— start —

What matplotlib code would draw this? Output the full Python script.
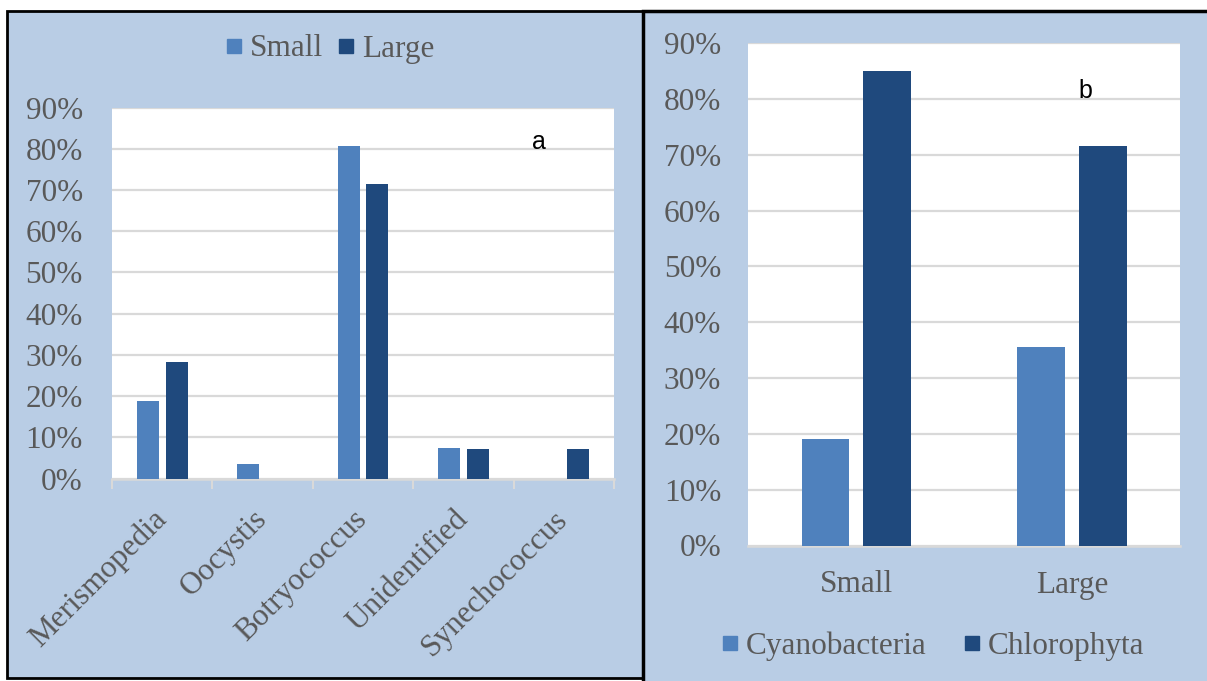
import matplotlib
matplotlib.use("Agg")
import matplotlib.pyplot as plt
from matplotlib.patches import Rectangle
from matplotlib.lines import Line2D
from matplotlib.ticker import FuncFormatter

# panel a: genus share per size class
genera = ["Merismopedia", "Oocystis", "Botryococcus", "Unidentified", "Synechococcus"]
small_a = [0.189, 0.036, 0.808, 0.075, 0.0]
large_a = [0.283, 0.0, 0.715, 0.072, 0.072]

# panel b: phylum share per size class
sizes = ["Small", "Large"]
cyano_b = [0.191, 0.356]
chloro_b = [0.849, 0.716]

yticks = [0, 0.1, 0.2, 0.3, 0.4, 0.5, 0.6, 0.7, 0.8, 0.9]

W, H = 1207, 681
C_LIGHT = "#4F81BD"
C_DARK = "#1F497D"
BG = "#B9CDE5"
GRID = "#D9D9D9"
TXT = "#595959"
SERIF = "Liberation Serif"
FS = 22.5


def box(x0, y0, x1, y1):
    # pixel box (top-left origin) -> figure fraction [l, b, w, h]
    return [x0 / W, 1 - y1 / H, (x1 - x0) / W, (y1 - y0) / H]


fig = plt.figure(figsize=(W / 100, H / 100), dpi=100)
fig.patch.set_facecolor("white")

# panel backgrounds with black frames
l, b, w, h = box(7, 11, 643, 678)
fig.add_artist(Rectangle((l, b), w, h, transform=fig.transFigure,
                         facecolor=BG, edgecolor="black", lw=2.0, zorder=0))
l, b, w, h = box(643, 11, 1220, 700)
fig.add_artist(Rectangle((l, b), w, h, transform=fig.transFigure,
                         facecolor=BG, edgecolor="black", lw=2.5, zorder=0))

pct = FuncFormatter(lambda v, p: f"{v*100:.0f}%")
bw, off = 0.22, 0.143


def style(ax):
    ax.set_facecolor("white")
    ax.set_ylim(0, 0.9)
    ax.set_yticks(yticks)
    ax.yaxis.set_major_formatter(pct)
    ax.grid(axis="y", color=GRID, lw=1.6, zorder=0)
    ax.set_axisbelow(True)
    for s in ["top", "right", "left"]:
        ax.spines[s].set_visible(False)
    ax.spines["bottom"].set_color(GRID)
    ax.spines["bottom"].set_linewidth(1.8)
    for lab in ax.get_yticklabels():
        lab.set_fontfamily(SERIF)
        lab.set_fontsize(FS)
        lab.set_color(TXT)


# ---- panel a
ax1 = fig.add_axes(box(112, 107.7, 614, 478.5))
x = range(len(genera))
ax1.bar([i - off for i in x], small_a, bw, color=C_LIGHT, zorder=3)
ax1.bar([i + off for i in x], large_a, bw, color=C_DARK, zorder=3)
ax1.set_xlim(-0.5, len(genera) - 0.5)
style(ax1)
ax1.tick_params(axis="y", length=0, pad=21)
ax1.set_xticks(list(x))
ax1.set_xticklabels(genera, rotation=45, ha="right", va="center",
                    rotation_mode="anchor", fontfamily=SERIF, fontsize=FS, color=TXT)
ax1.set_xticks([i - 0.5 for i in range(len(genera) + 1)], minor=True)
ax1.tick_params(axis="x", which="major", length=0, pad=26)
ax1.tick_params(axis="x", which="minor", length=7, width=1.5, color=GRID)
ax1.text(0.85, 0.908, "a", transform=ax1.transAxes, fontsize=18,
         fontfamily="Liberation Sans", ha="center", va="center", color="black")

hl = [Line2D([], [], marker="s", ls="none", markersize=10.5, color=c)
      for c in (C_LIGHT, C_DARK)]
fig.legend(hl, ["Small", "Large"], loc="center", bbox_to_anchor=(330 / W, 1 - 49 / H),
           ncol=2, frameon=False, handlelength=0.5, handletextpad=0.25,
           columnspacing=0.5, prop={"family": SERIF, "size": FS}, labelcolor=TXT)

# ---- panel b
ax2 = fig.add_axes(box(748.3, 43, 1180, 545.5))
x2 = range(len(sizes))
ax2.bar([i - off for i in x2], cyano_b, bw, color=C_LIGHT, zorder=3)
ax2.bar([i + off for i in x2], chloro_b, bw, color=C_DARK, zorder=3)
ax2.set_xlim(-0.5, len(sizes) - 0.5)
style(ax2)
ax2.tick_params(axis="y", length=0, pad=19.5)
ax2.set_xticks(list(x2))
ax2.set_xticklabels(sizes, fontfamily=SERIF, fontsize=FS, color=TXT)
ax2.tick_params(axis="x", length=0, pad=18)
ax2.text(0.782, 0.905, "b", transform=ax2.transAxes, fontsize=18,
         fontfamily="Liberation Sans", ha="center", va="center", color="black")

fig.legend(hl, ["Cyanobacteria", "Chlorophyta"], loc="center",
           bbox_to_anchor=(933 / W, 1 - 646 / H), ncol=2, frameon=False,
           handlelength=0.5, handletextpad=0.25, columnspacing=1.2,
           prop={"family": SERIF, "size": FS}, labelcolor=TXT)

fig.savefig("out.png", dpi=100, facecolor=fig.get_facecolor())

— end —

Tell how many lines of the data above hold the string "matplotlib". Give only the number.

- RESULT -
7